Saturday, July 11, 2009

Your Kid Will Beat The Hell Out of You

Duane Hoffmann / msnbc.com


Parents suffer fat lips, broken bones and black eyes at the hands of their offspring.

Excerpt:
“My 2-year-old was fascinated with Pocahontas and decided quickly and loudly while on a shopping trip to a local Wal-Mart that she just had to have a pair of long dangly Pocahontas earrings,” says Gavanditti, 46, of Cleveland. “She was always a very sweet baby and is a wonderful young girl now, but at that time, when I removed those earrings from her tight little grasp, she screamed bloody murder with a spine-curdling ending and ripped the flesh off my right cheek with her tiny little nails like she was dangling from a 10-story building.”

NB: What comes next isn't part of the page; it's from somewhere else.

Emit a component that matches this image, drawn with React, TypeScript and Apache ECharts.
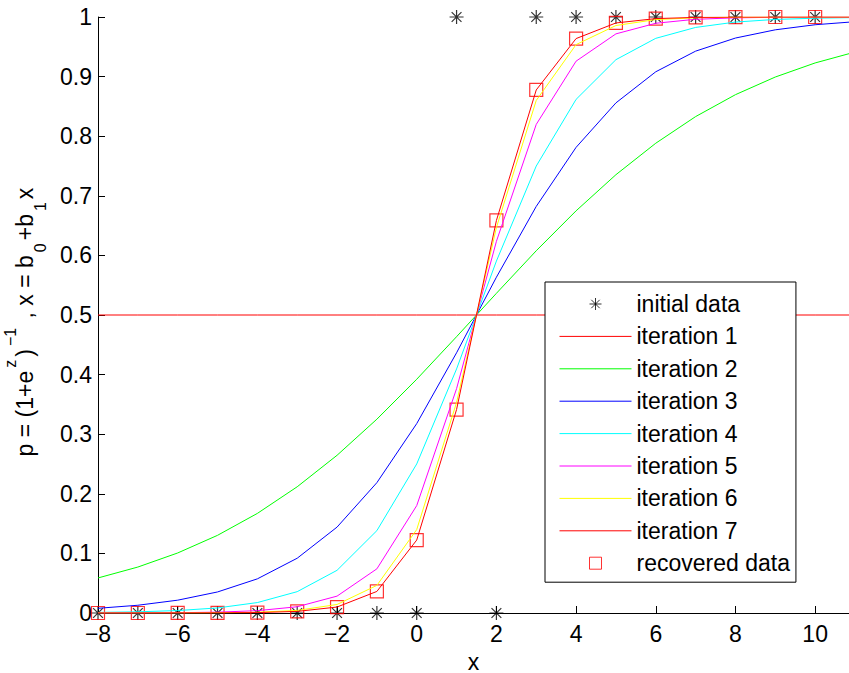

The tantrum continued as Gavanditti left the store (without the earrings). In the parking lot, her daughter “spread out like a 10-foot spider to block entrance to the car and to keep from being placed into her car seat.” She screamed all the way home.

“I came home from Wal-Mart with a bloody face, a black eye and scratches all over my upper arms and chest,” Gavanditti says. “To this day, I tease my daughter about her one and only temper tantrum that almost cost me a trip to the plastic surgeon.”